How Do I Write A Driving Question For PBL?
by Drew Perkins, Director of ThoughtStretchers Education
One of the key pieces of designing and implementing project-based learning is the Driving Question, often called the DQ. The DQ grounds the work that students will do and when crafted and used well, is a powerful leverage point for what we call ‘Rich Inquiry’ and critical thinking. Teachers should keep some key components in mind when wondering “How Do I Write A Driving Question For PBL?”
Part of the planning process for project based learning is writing an effective Driving Question. Often this starts as a draft that might feel clunky but after some iterations becomes more student-friendly. We don’t want them to seem too much like ‘teacher-speak’, be too vague or general, and they should absolutely be open-ended. If your DQ is easily answered by a Google search or something similar then you should revise it.
With those basic principles in mind, in our Foundations of PBL Workshops, we advocate for teachers to clarify three things as they’re planning their projects. Those three things are product, purpose, and audience. A good way to do this is to write them into the early iterations of the Driving Question using our Driving Question ‘Starter’ Template.
We emphasize ‘Starter’ because we want teachers to use this as a starting point from which to iterate to make it more student-friendly and less clunky. The point is to be sure, in the planning process, that the teacher, and eventually the student, has clarity on product, purpose, and audience because without that your project will flounder.

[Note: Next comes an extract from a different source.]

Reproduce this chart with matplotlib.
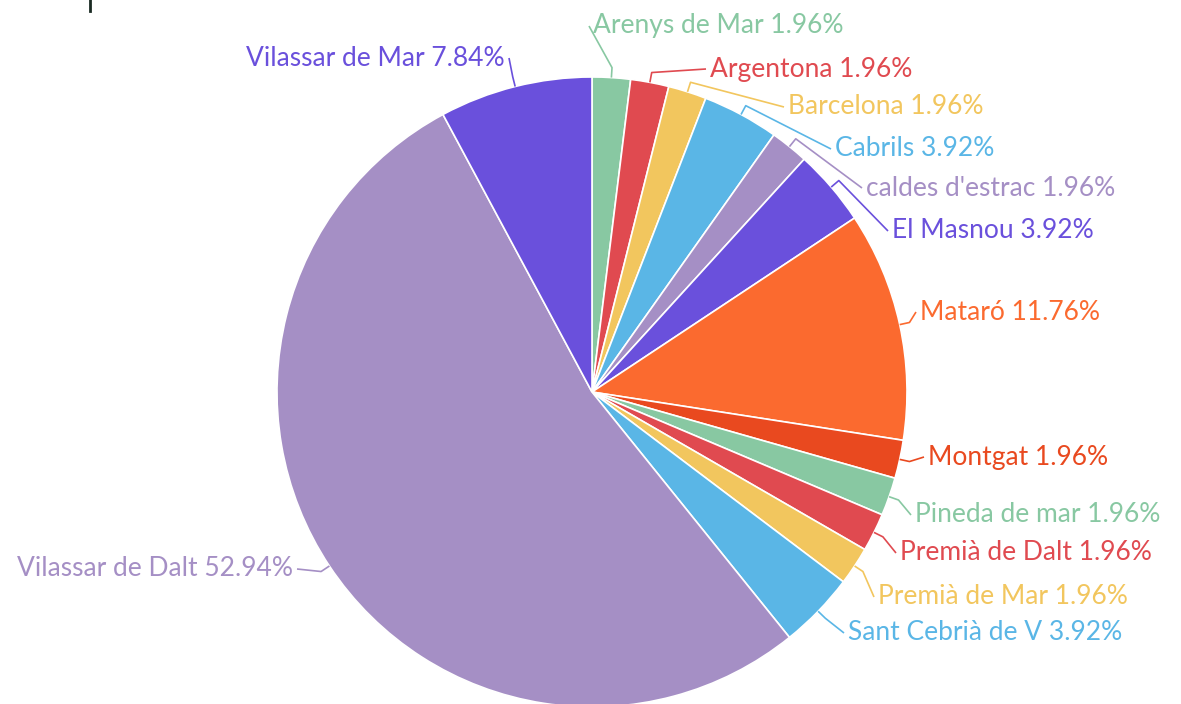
import numpy as np
import matplotlib
matplotlib.use("Agg")
import matplotlib.pyplot as plt

plt.rcParams['font.family'] = ['Lato', 'DejaVu Sans']

towns = ['Arenys de Mar', 'Argentona', 'Barcelona', 'Cabrils', "caldes d'estrac",
         'El Masnou', 'Mataró', 'Montgat', 'Pineda de mar', 'Premià de Dalt',
         'Premià de Mar', 'Sant Cebrià de V', 'Vilassar de Dalt', 'Vilassar de Mar']
counts = [1, 1, 1, 2, 1, 2, 6, 1, 1, 1, 1, 2, 27, 4]
colors = ['#88c8a2', '#e04a50', '#f2c65e', '#5ab6e6', '#a58fc5', '#6a50dc',
          '#fb6a2f', '#e9491f', '#88c8a2', '#e04a50', '#f2c65e', '#5ab6e6',
          '#a58fc5', '#6a50dc']

# label text anchors in image pixels (left/right edge, vertical centre)
label_pos = [(593, 26), (710, 69), (788, 107), (835, 149), (866, 188),
             (892, 231), (920, 312), (928, 457), (915, 515), (900, 553),
             (878, 597), (848, 633), (293, 569), (505, 58)]

W, H = 1181, 704
cx, cy, R = 592, 392, 315

fig = plt.figure(figsize=(W / 100, H / 100), dpi=100)
ax = fig.add_axes([0, 0, 1, 1])

wedges, _ = ax.pie(counts, colors=colors, startangle=90, counterclock=False,
                   center=(cx, H - cy), radius=R,
                   wedgeprops=dict(edgecolor='white', linewidth=1.2))
ax.set_xlim(0, W)
ax.set_ylim(0, H)
ax.set_aspect('equal')
ax.axis('off')

total = sum(counts)
for w, name, n, col, (tx, ty) in zip(wedges, towns, counts, colors, label_pos):
    ang = np.deg2rad((w.theta1 + w.theta2) / 2)
    x0 = cx + R * np.cos(ang)
    y0 = (H - cy) + R * np.sin(ang)
    x1 = cx + (R + 10) * np.cos(ang)
    y1 = (H - cy) + (R + 10) * np.sin(ang)
    left = tx < cx
    ex = tx + 4 if left else tx - 4
    ax.plot([x0, x1, ex], [y0, y1, H - ty], color=col, lw=1.2,
            solid_capstyle='butt')
    ax.text(tx, H - ty, f'{name} {100 * n / total:.2f}%', color=col,
            fontsize=19, va='center', ha='right' if left else 'left')

ax.plot([90, 90], [H, H - 11], color='#1a2a22', lw=2)

fig.savefig('out.png', dpi=100)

Students should know what they are creating, why they are creating it, and for whom. The ‘why’, in this case, shouldn’t be confused with your ‘why’ as a teacher. You want them to engage in this PBL experience so they can learn important knowledge and skills but in the context of the Driving Question the ‘why’ is connected to their authentic audience. Students knowing who their audience is and how their product is meant to be useful to or received by that audience helps leverage the inquiry process because they’ll have to identify the audience’s needs and how to meet those needs.
As teachers refine the planning and design of a project the ‘Starter’ version of the Driving Question should be refined to make it more elegant. The final version of the DQ may not explicitly have all three of those elements included but having clarified them in the planning process you can communicate them to students as you launch the project as a teacher in one of our workshops did in the image below.
Writing and using a Driving Question effectively is a vital part of robust PBL. Part of that is making it ready and useful for students but we shouldn’t overlook the importance of the draft and iteration process to successful project design.
There are some structural best practices like starting your question with “How might (or can) we…?” instead of something like “What is…?” and making sure you use the DQ throughout the project. However, teachers who understand the inquiry ‘pull teaching‘ dynamic and how to connect the Need to Know questions to content knowledge and understanding can use the Driving Question to drive surface, deep, and transfer learning.